Inglewood's Civic Center complex is anchored by its nine-story City Hall by Charles Luckman Associates architects. The building's high rise design resulted from his desire to create a civic icon for Inglewood which would be a recognizable landmark in the low Los Angeles skyline. Luckman was also inspired by his collaboration on Skidmore Owings and Merrills’ Lever House in Manhattan completed in 1952 as well as by Kallmann and McKinnell's Boston City Hall which opened in 1969. He framed Inglewood’s Civic Center by setting it back from Manchester Boulevard and La Brea Street with Robert Herrick Carter’s landscaping. The only signpost marking the La Brea Avenue entry is Tony DeLap's Skedans sculpture. Cars are discretely guided to parking structures below the facility or adjacent to City Hall.
City Hall has many of the hallmarks of the International Style. Even though the building is organized with a ring of offices around each floor plate, each facade is treated differently to respond to its orientation. The building incorporates a bevy of technical features then considered state-of-the-art: it is constructed of poured-in-place concrete, the windows are set back with concrete 'bris soleil' or sunscreens, tinted glass, and (typical of the time) it was fully air conditioned throughout.

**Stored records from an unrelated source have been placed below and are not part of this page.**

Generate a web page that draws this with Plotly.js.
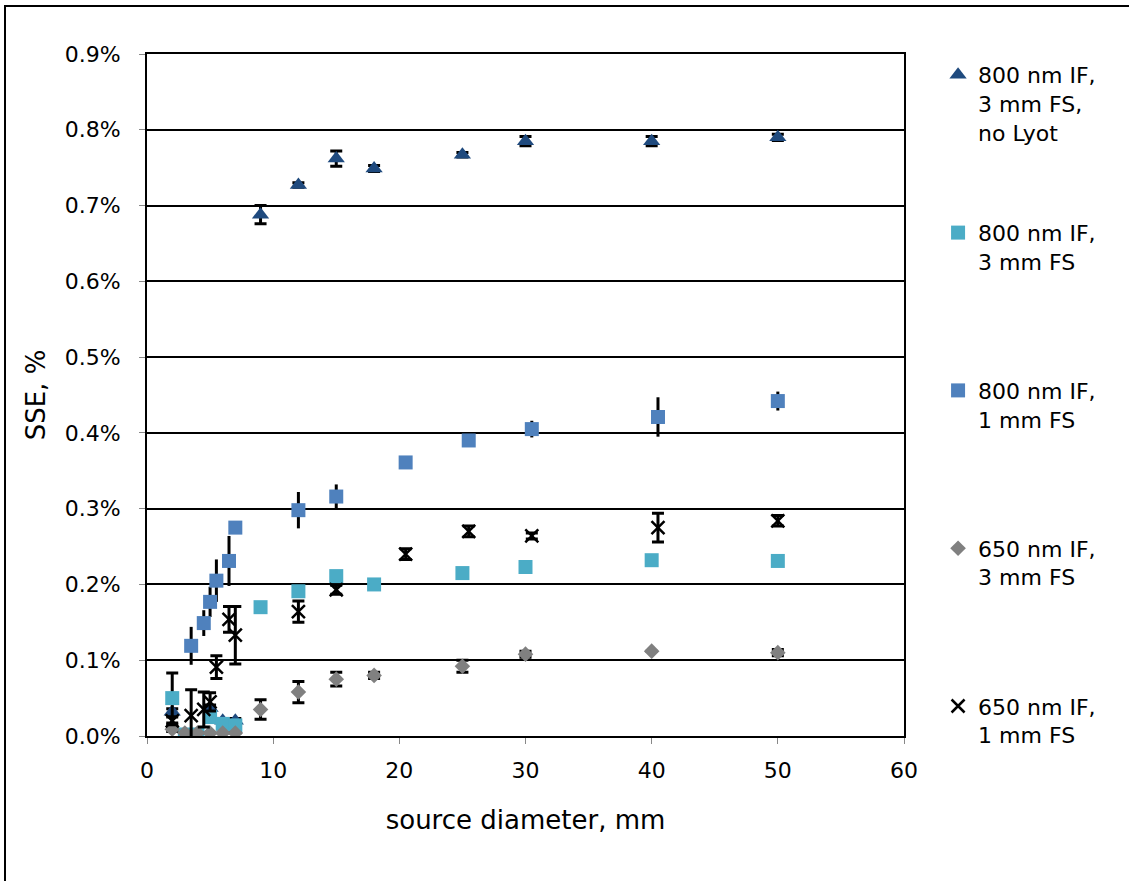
<!DOCTYPE html>
<html>
<head>
<meta charset="utf-8">
<script src="https://cdn.plot.ly/plotly-3.0.1.min.js"></script>
<style>
  html, body { margin: 0; padding: 0; background: #fff; }
  #wrap { position: relative; width: 1129px; height: 881px; }
  #chart { position: absolute; left: 0; top: 0; width: 1129px; height: 881px; }
  #frame { position: absolute; left: 4px; top: 5px; width: 1140px; height: 900px;
           border-left: 2px solid #000; border-top: 2px solid #000; pointer-events: none; }
</style>
</head>
<body>
<div id="wrap"><div id="chart"></div><div id="frame"></div></div>
<script>
// Series names
const seriesNames = [
  "800 nm IF,<br>3 mm FS,<br>no Lyot",
  "800 nm IF,<br>3 mm FS<br>&nbsp;",
  "800 nm IF,<br>1 mm FS<br>&nbsp;",
  "650 nm IF,<br>3 mm FS<br>&nbsp;",
  "650 nm IF,<br>1 mm FS<br>&nbsp;"
];

// 800 nm IF, 3 mm FS, no Lyot (triangles)
const triX   = [2, 5, 6, 7, 9, 12, 15, 18, 25, 30, 40, 50];
const triY   = [0.032, 0.037, 0.020, 0.020, 0.688, 0.727, 0.762, 0.749, 0.767, 0.785, 0.785, 0.790];
const triErr = [0.004, 0.004, 0.003, 0.003, 0.012, 0.003, 0.010, 0.004, 0.003, 0.006, 0.006, 0.004];

// 800 nm IF, 3 mm FS (light blue squares)
const cyanX   = [2, 3, 4, 5, 6, 7, 9, 12, 15, 18, 25, 30, 40, 50];
const cyanY   = [0.050, 0.002, 0.002, 0.025, 0.016, 0.014, 0.170, 0.191, 0.211, 0.200, 0.215, 0.223, 0.232, 0.231];
const cyanErr = [0.033, 0, 0, 0, 0, 0, 0.005, 0, 0, 0, 0, 0, 0, 0];

// 800 nm IF, 1 mm FS (blue squares)
const blueX   = [3.5, 4.5, 5, 5.5, 6.5, 7, 12, 15, 20.5, 25.5, 30.5, 40.5, 50];
const blueY   = [0.119, 0.149, 0.177, 0.205, 0.231, 0.275, 0.298, 0.316, 0.361, 0.390, 0.405, 0.421, 0.442];
const blueErr = [0.025, 0.017, 0.020, 0.028, 0.033, 0.006, 0.024, 0.016, 0.004, 0.003, 0.011, 0.026, 0.0125];

// 650 nm IF, 3 mm FS (gray diamonds)
const diaX   = [2, 3, 4, 5, 6, 7, 9, 12, 15, 18, 25, 30, 40, 50];
const diaY   = [0.009, 0.004, 0.004, 0.004, 0.004, 0.004, 0.035, 0.058, 0.075, 0.080, 0.092, 0.108, 0.112, 0.110];
const diaErr = [0.003, 0, 0, 0, 0, 0, 0.013, 0.014, 0.009, 0.004, 0.008, 0.004, 0, 0.004];

// 650 nm IF, 1 mm FS (black stars)
const astX   = [2, 3.5, 4.5, 5, 5.5, 6.5, 7, 12, 15, 20.5, 25.5, 30.5, 40.5, 50];
const astY   = [0.020, 0.027, 0.035, 0.045, 0.091, 0.154, 0.133, 0.164, 0.193, 0.240, 0.270, 0.264, 0.275, 0.284];
const astErr = [0.005, 0.034, 0.023, 0.012, 0.015, 0.017, 0.038, 0.014, 0.006, 0.007, 0.007, 0.004, 0.019, 0.007];

const yTicks = [0, 0.1, 0.2, 0.3, 0.4, 0.5, 0.6, 0.7, 0.8, 0.9];
const yTickText = yTicks.map(v => v.toFixed(1) + "%");
const xTicks = [0, 10, 20, 30, 40, 50, 60];

const FONT = "DejaVu Sans";

function err(arr, w) {
  return { type: "data", array: arr, visible: true, color: "#000", thickness: 3, width: w };
}

const traces = [
  { x: triX, y: triY, name: seriesNames[0], legendgroup: "g1", type: "scatter", mode: "markers",
    marker: { symbol: "triangle-up", size: 15, color: "#1F4A7E" }, error_y: err(triErr, 6) },
  { x: cyanX, y: cyanY, name: seriesNames[1], legendgroup: "g2", type: "scatter", mode: "markers",
    marker: { symbol: "square", size: 14, color: "#4BACC6" }, error_y: err(cyanErr, 6) },
  { x: blueX, y: blueY, name: seriesNames[2], legendgroup: "g3", type: "scatter", mode: "markers",
    marker: { symbol: "square", size: 14, color: "#4F81BD" }, error_y: err(blueErr, 0) },
  { x: diaX, y: diaY, name: seriesNames[3], legendgroup: "g4", type: "scatter", mode: "markers",
    marker: { symbol: "diamond", size: 12, color: "#808080" }, error_y: err(diaErr, 6) },
  { x: astX, y: astY, name: seriesNames[4], legendgroup: "g5", type: "scatter", mode: "markers",
    marker: { symbol: "x-thin-open", size: 13, color: "#000", line: { width: 2.5, color: "#000" } },
    error_y: err(astErr, 6) }
];

const layout = {
  width: 1129, height: 881,
  margin: { l: 147, r: 225, t: 54, b: 145 },
  paper_bgcolor: "#fff", plot_bgcolor: "#fff",
  font: { family: FONT, size: 22, color: "#000" },
  showlegend: true,
  legend: {
    x: 1.045, xanchor: "left", y: 1.0, yanchor: "top",
    traceorder: "grouped", tracegroupgap: 69, valign: "top",
    font: { family: FONT, size: 22, color: "#000" },
    itemwidth: 30, maxheight: 860
  },
  xaxis: {
    range: [0, 60], tickvals: xTicks, ticks: "outside", ticklen: 6, tickwidth: 1, tickcolor: "#888",
    showline: true, linecolor: "#000", linewidth: 2, mirror: true, showgrid: false, zeroline: false,
    tickfont: { family: FONT, size: 22 }, ticklabelstandoff: 8,
    title: { text: "source diameter, mm", font: { family: FONT, size: 26 }, standoff: 28 }
  },
  yaxis: {
    range: [0, 0.9], tickvals: yTicks, ticktext: yTickText, ticks: "outside", ticklen: 6, tickwidth: 1,
    tickcolor: "#888", showline: true, linecolor: "#000", linewidth: 2, mirror: true,
    showgrid: true, gridcolor: "#000", gridwidth: 2, zeroline: false,
    tickfont: { family: FONT, size: 22 }, ticklabelstandoff: 14,
    title: { text: "SSE, %", font: { family: FONT, size: 26 }, standoff: 12 }
  }
};

Plotly.newPlot("chart", traces, layout, { displayModeBar: false, staticPlot: true });
</script>
</body>
</html>
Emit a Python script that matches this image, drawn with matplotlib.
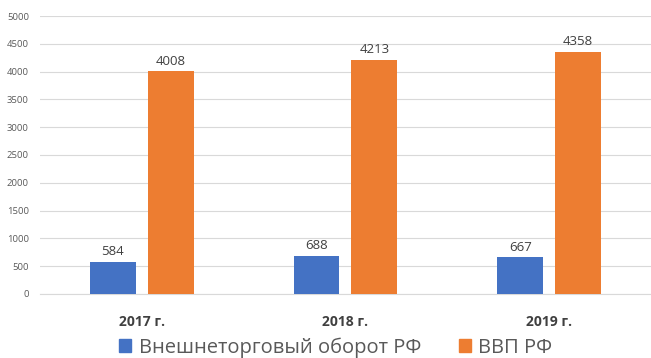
import numpy as np
import matplotlib
matplotlib.use("Agg")
import matplotlib.pyplot as plt
from matplotlib.patches import Patch

years = ["2017 г.", "2018 г.", "2019 г."]
trade = [584, 688, 667]
gdp = [4008, 4213, 4358]
series_names = ["Внешнеторговый оборот РФ", "ВВП РФ"]
yticks = list(range(0, 5001, 500))

blue = "#4472C4"
orange = "#ED7D31"

plt.rcParams["font.family"] = ["Open Sans", "DejaVu Sans"]

fig = plt.figure(figsize=(6.51, 3.58), dpi=100)
ax = fig.add_axes([0.0614, 0.1788, 0.9386, 0.7765])

x = np.arange(len(years))
w = 0.225
off = 0.142
b1 = ax.bar(x - off, trade, w, color=blue, zorder=3)
b2 = ax.bar(x + off, gdp, w, color=orange, zorder=3)

for bars in (b1, b2):
    for r in bars:
        ax.text(r.get_x() + r.get_width() / 2, r.get_height() + 60, str(int(r.get_height())),
                ha="center", va="bottom", fontsize=9.5, color="#404040")

ax.set_xlim(-0.5, 2.5)
ax.set_ylim(0, 5000)
ax.set_yticks(yticks)
ax.set_yticklabels([str(t) for t in yticks], fontsize=6.8, color="#595959")
ax.set_xticks(x)
ax.set_xticklabels(years, fontsize=10, fontweight="bold", color="#404040")
ax.tick_params(axis="both", length=0)
ax.tick_params(axis="x", pad=15)
ax.tick_params(axis="y", pad=8)
ax.grid(axis="y", color="#D9D9D9", linewidth=0.8, zorder=0)
for s in ["top", "right", "left"]:
    ax.spines[s].set_visible(False)
ax.spines["bottom"].set_color("#D9D9D9")

handles = [Patch(color=blue), Patch(color=orange)]
fig.legend(handles, series_names, loc="lower center", bbox_to_anchor=(0.516, -0.05), ncol=2,
           frameon=False, fontsize=14.5, labelcolor="#595959", handlelength=0.6, handleheight=0.6,
           handletextpad=0.35, columnspacing=1.9)

fig.savefig("out.png", dpi=100)
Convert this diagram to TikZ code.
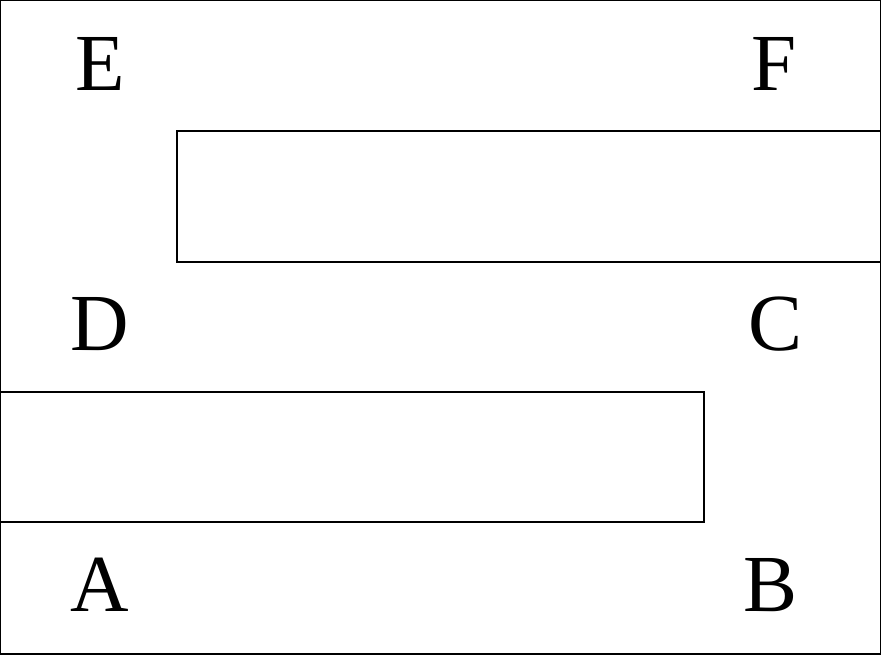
\documentclass[tikz,border=0pt]{standalone}
\usepackage{fontspec}
\setmainfont{Liberation Serif}

\begin{document}
\begin{tikzpicture}[x=1pt, y=-1pt,
    corner/.style={anchor=base, inner sep=0pt, font=\fontsize{81}{81}\selectfont},
    wall/.style={draw, line width=1.5pt}]
    \useasboundingbox (0, 0) rectangle (881, 654);
    \draw[line width=2.5pt] (0, 0) rectangle (881, 654);

    \draw[wall] (881, 131) -- (177, 131) -- (177, 262) -- (881, 262);
    \draw[wall] (0, 392) -- (704, 392) -- (704, 522) -- (0, 522);

    \node at (100, 90) [corner] (e) {E};
    \node at (774, 90) [corner] (f) {F};
    \node at (100, 350) [corner] (d) {D};
    \node at (776, 350) [corner] (c) {C};
    \node at (100, 611) [corner] (a) {A};
    \node at (771, 611) [corner] (b) {B};

\end{tikzpicture}
\end{document}
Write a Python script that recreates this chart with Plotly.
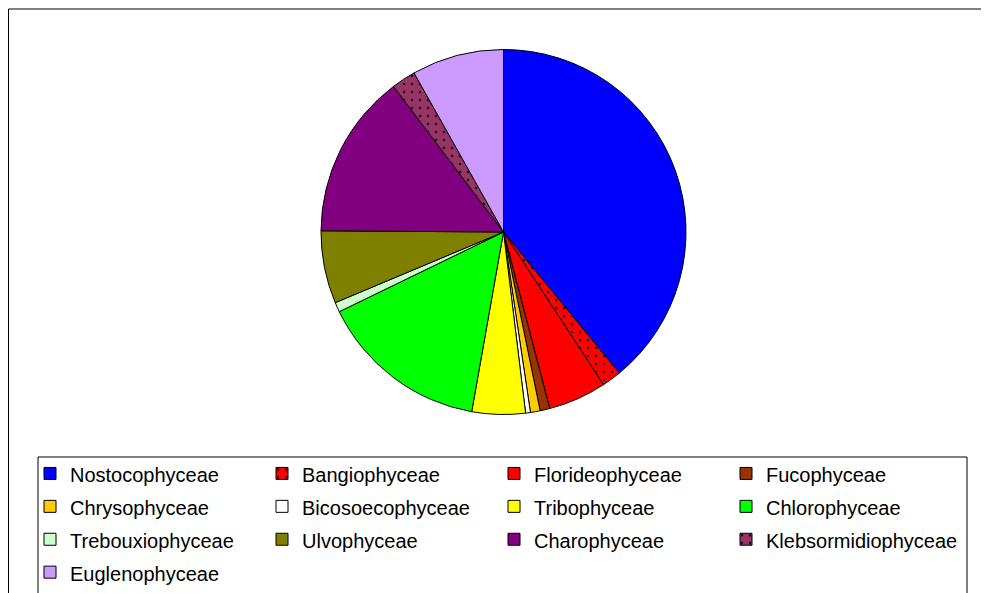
import plotly.graph_objects as go

CLASSES = [
    "Nostocophyceae", "Bangiophyceae", "Florideophyceae", "Fucophyceae",
    "Chrysophyceae", "Bicosoecophyceae", "Tribophyceae", "Chlorophyceae",
    "Trebouxiophyceae", "Ulvophyceae", "Charophyceae", "Klebsormidiophyceae",
    "Euglenophyceae",
]
COUNTS = [91, 4, 12, 2, 2, 1, 11, 35, 2, 15, 34, 5, 19]
COLORS = [
    "#0000FF", "#FF0000", "#FF0000", "#993300",
    "#FFCC00", "#FFFFFF", "#FFFF00", "#00FF00",
    "#CCFFCC", "#808000", "#800080", "#993366",
    "#CC99FF",
]
PATTERNS = ["", ".", "", "", "", "", "", "", "", "", "", ".", ""]

# page has an 8px body margin, so the figure is 8px smaller on each side
OFF = 8
FW, FH = 989 - OFF, 593 - OFF


def px(x):
    return (x - OFF) / FW


def py(y):
    return 1 - (y - OFF) / FH


CX, CY, R = 503.5, 232, 182.5

# legend text drawn at 20px inside a 23px legend font -> taller rows like the original
labels = ["<span style='font-size:20px'>%s</span>" % c for c in CLASSES]

fig = go.Figure()

fig.add_trace(go.Pie(
    labels=labels, values=COUNTS,
    sort=False, direction="clockwise", rotation=0,
    textinfo="none", hoverinfo="label+value+percent",
    marker=dict(
        colors=COLORS,
        line=dict(color="#000000", width=1),
        pattern=dict(shape=PATTERNS, fgcolor="#000000", bgcolor=COLORS,
                     size=8, solidity=0.07),
    ),
    domain=dict(x=[px(CX - R), px(CX + R)], y=[py(CY + R), py(CY - R)]),
))

# outer chart frame (top + left) and legend box (top, left, right)
frame = dict(color="#000000", width=1)
fig.add_shape(type="line", xref="paper", yref="paper",
              x0=0.5 / FW, x1=1, y0=py(9), y1=py(9), line=frame)
fig.add_shape(type="line", xref="paper", yref="paper",
              x0=0.5 / FW, x1=0.5 / FW, y0=0, y1=py(9), line=frame)
fig.add_shape(type="line", xref="paper", yref="paper",
              x0=px(38), x1=px(967), y0=py(457), y1=py(457), line=frame)
fig.add_shape(type="line", xref="paper", yref="paper",
              x0=px(38), x1=px(38), y0=0, y1=py(457), line=frame)
fig.add_shape(type="line", xref="paper", yref="paper",
              x0=px(967), x1=px(967), y0=0, y1=py(457), line=frame)

fig.update_layout(
    width=FW, height=FH,
    margin=dict(l=0, r=0, t=0, b=0, autoexpand=False),
    paper_bgcolor="#FFFFFF",
    plot_bgcolor="#FFFFFF",
    font=dict(family="Arial, Liberation Sans, sans-serif", color="#000000"),
    showlegend=True,
    legend=dict(
        orientation="h",
        x=px(30), xanchor="left",
        y=py(452), yanchor="top",
        entrywidth=232 - 45, entrywidthmode="pixels",
        font=dict(size=23, color="#000000"),
        bgcolor="rgba(0,0,0,0)",
        traceorder="normal",
        itemclick=False, itemdoubleclick=False,
    ),
)

fig.write_html("out.html")
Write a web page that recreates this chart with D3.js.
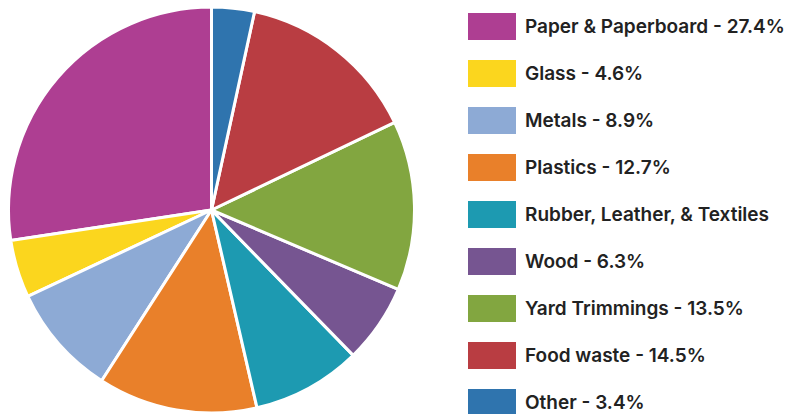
<!DOCTYPE html>
<html>
<head>
<meta charset="utf-8">
<script src="https://cdn.jsdelivr.net/npm/d3@7"></script>
<style>
  html, body { margin: 0; padding: 0; background: #fff; }
  svg { display: block; }
</style>
</head>
<body>
<svg id="chart"></svg>
<script>
const categories = ["Paper & Paperboard", "Glass", "Metals", "Plastics", "Rubber, Leather, & Textiles", "Wood", "Yard Trimmings", "Food waste", "Other"];
const values = [27.4, 4.6, 8.9, 12.7, 8.7, 6.3, 13.5, 14.5, 3.4];
const legendLabels = ["Paper & Paperboard - 27.4%", "Glass - 4.6%", "Metals - 8.9%", "Plastics - 12.7%", "Rubber, Leather, & Textiles", "Wood - 6.3%", "Yard Trimmings - 13.5%", "Food waste - 14.5%", "Other - 3.4%"];
const colors = ["#ae3e92", "#fbd61e", "#8daad5", "#e9802a", "#1d9ab1", "#765591", "#82a640", "#b93d42", "#2f74ae"];

const width = 791, height = 414;
const svg = d3.select("#chart").attr("width", width).attr("height", height);

const data = categories.map((c, i) => ({ name: c, value: values[i], label: legendLabels[i], color: colors[i] }));

// pie runs counter-clockwise from 12 o'clock
const pie = d3.pie().sort(null).value(d => d.value).startAngle(0).endAngle(-2 * Math.PI);
const arc = d3.arc().innerRadius(0).outerRadius(203);

svg.append("g")
  .attr("transform", "translate(211.5,210)")
  .selectAll("path")
  .data(pie(data))
  .join("path")
  .attr("d", arc)
  .attr("fill", d => d.data.color)
  .attr("stroke", "#fff")
  .attr("stroke-width", 3)
  .attr("stroke-linejoin", "round");

// legend
const y = d3.scaleBand().domain(categories).range([13, 13 + 47 * categories.length]).paddingInner(0);
const legend = svg.append("g");
const row = legend.selectAll("g")
  .data(data)
  .join("g")
  .attr("transform", d => `translate(468,${y(d.name)})`);

row.append("rect")
  .attr("width", 48)
  .attr("height", 27)
  .attr("fill", d => d.color);

row.append("text")
  .attr("x", 57)
  .attr("y", 13.5)
  .attr("dy", "0.35em")
  .attr("font-family", "Inter, 'Noto Sans', sans-serif")
  .attr("font-size", 19)
  .attr("font-weight", 600)
  .attr("fill", "#222")
  .text(d => d.label);
</script>
</body>
</html>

Robert Herrick Carter's role on the project was a true collaboration. His landscaping of the plaza thoughtfully manages to knit the multi-level complex together and provide a green carpet of vegetation for the concrete buildings. Carter took full advantage of Inglewood's microclimate and even included flowering coral trees in his design. In the half century since the complex was completed, the trees have grown and the plants in the gardens today look like a mature version of the original design.